Sunday, June 26, 2011

Did presidential hopeful Amr Mousa support Egypt-Israel gas deal?

Egyptian presidential hopeful Amr Moussa rejected allegations on Sunday that he had supported plans to export natural gas to Israel when he was Egypt’s foreign minister in 1993, saying the claims were aimed at damaging his reputation.

Egypt’s daily newspaper Youm7 has published a letter Mr. Moussa reportedly sent to the erstwhile minister of petroleum Hamdi El Banbi expressing his support for a plan to export natural gas to Gaza Strip and Israel.

In a statement obtained by Al Arabiya, Mr.
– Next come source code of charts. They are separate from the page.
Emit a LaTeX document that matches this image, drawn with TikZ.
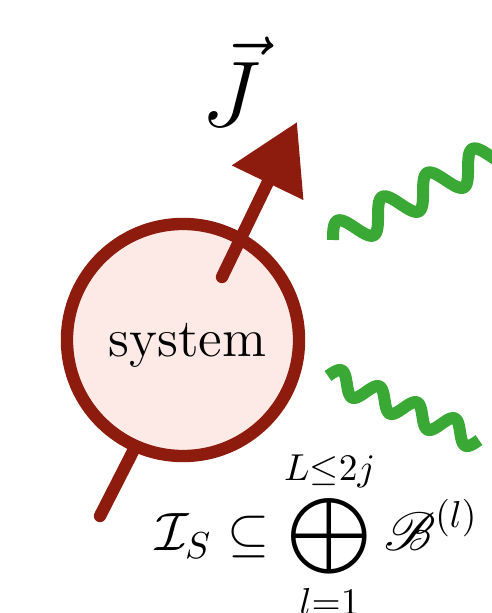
\documentclass[tikz,border=0pt]{standalone}
\usepackage{amsmath,amssymb}
\usepackage{mathrsfs}
\usetikzlibrary{arrows.meta}

\definecolor{spinred}{RGB}{142,28,14}
\definecolor{syspink}{RGB}{253,233,230}
\definecolor{photongreen}{RGB}{57,168,53}

\tikzset{
  spin/.style={draw=spinred, line width=3.3pt, line cap=round},
  photon/.style={draw=photongreen, line width=3.2pt, line join=round},
}

\begin{document}
\begin{tikzpicture}[x=0.2667pt,y=0.2667pt,yscale=-1,xscale=1]
\useasboundingbox (0,0) rectangle (491,613);

%Spin axis points
\coordinate (spin tail) at (100,516);
\coordinate (spin in) at (222,277);
\coordinate (spin tip) at (297,122);

%Straight Lines (below the system)
\draw [spin] (spin tail) -- (spin in) ;

%Circle
\node [circle, draw=spinred, fill=syspink, line width=3.3pt, minimum size=61.9pt, inner sep=0pt] (sys) at (183,340) {};
% Text Node
\node [anchor=base, font=\Large] (systxt) at (187.5,356) {system};

%Arrow
\draw [spin, -{Triangle[length=18pt,width=20.3pt]}] (spin in) -- (spin tip) ;

% Text Node
\node [anchor=base, font=\Huge, inner sep=0pt] (J) at (231,127) {$\vec{J}$};

%Wavy Lines
\begin{scope}[shift={(333,240)}, rotate=-28]
  \draw [photon] plot [domain=0:200, samples=200, smooth] (\x, {-15*sin(\x/51*360)}) ;
\end{scope}
\begin{scope}[shift={(328,376)}, rotate=23]
  \draw [photon] plot [domain=0:164, samples=170, smooth] (\x, {-10.5*sin(\x/41*360)}) ;
\end{scope}

% Text Node
\node [anchor=base, font=\Large, inner sep=0pt] (space) at (317,550) {$\displaystyle \mathcal{I}_S \subseteq \bigoplus_{l=1}^{L\leq 2j} \mathscr{B}^{(l)}$};
\end{tikzpicture}
\end{document}
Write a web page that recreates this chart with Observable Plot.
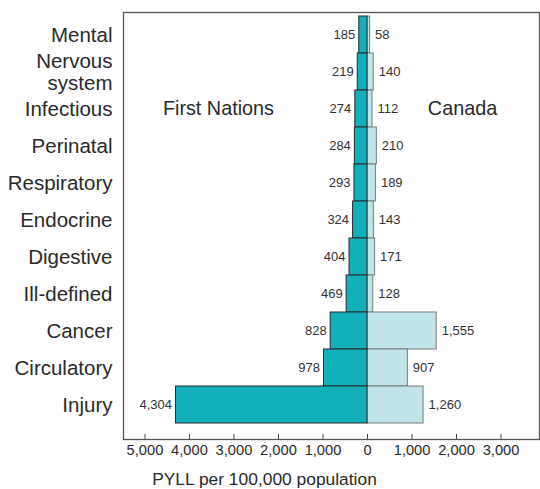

Moussa said, “The way the report was written and published and its main headline are not correct,” adding that the report provides incomplete information“in a way designed to insult the minister and accuse him of spying [for Israel].”

Mr. Mousa told Al Arabiya that the report was part of a campaign to damage his reputation, denouncing “unprecedented” misinformation in the Egypt.

“I promised the Egyptian people that if I am elected president I will work to make them realize their dreams and ambitions, and the people are aware of my sincere feelings and words and this is what bothers many forces that want to tamper with the fate of this nation,” Mr. Moussa, the former secretary general of the 22-nation Arab League, said.

In 2005 Egypt and Israel signed a $2.5 billion agreement on sales of Egyptian natural gas to Israel. The deal was billed then as a sign of warming bilateral relations between the two countries.

Media reports that the gas was being sold to Israel for cheap prompted the outrage of the Egyptian public against their government and the regime of the ousted president Hosni Mubarak.

The price was estimated by Egyptian media to be range between $0.70 and $1.50 per million British thermal units (BTU). Israeli media report a higher price between $2.50 and $4 per million BTUs. The average global price for natural gas is between $6 and $7 per million BTUs.

The flow of natural gas from Egypt was halted in early February 2011 after a pipeline was sabotaged by unknown militants.

Mr. Moussa had said he would reassess the terms of the Israeli gas deal if he were elected amid hints from Egyptian officials that the contract may eventually be renegotiated or terminated.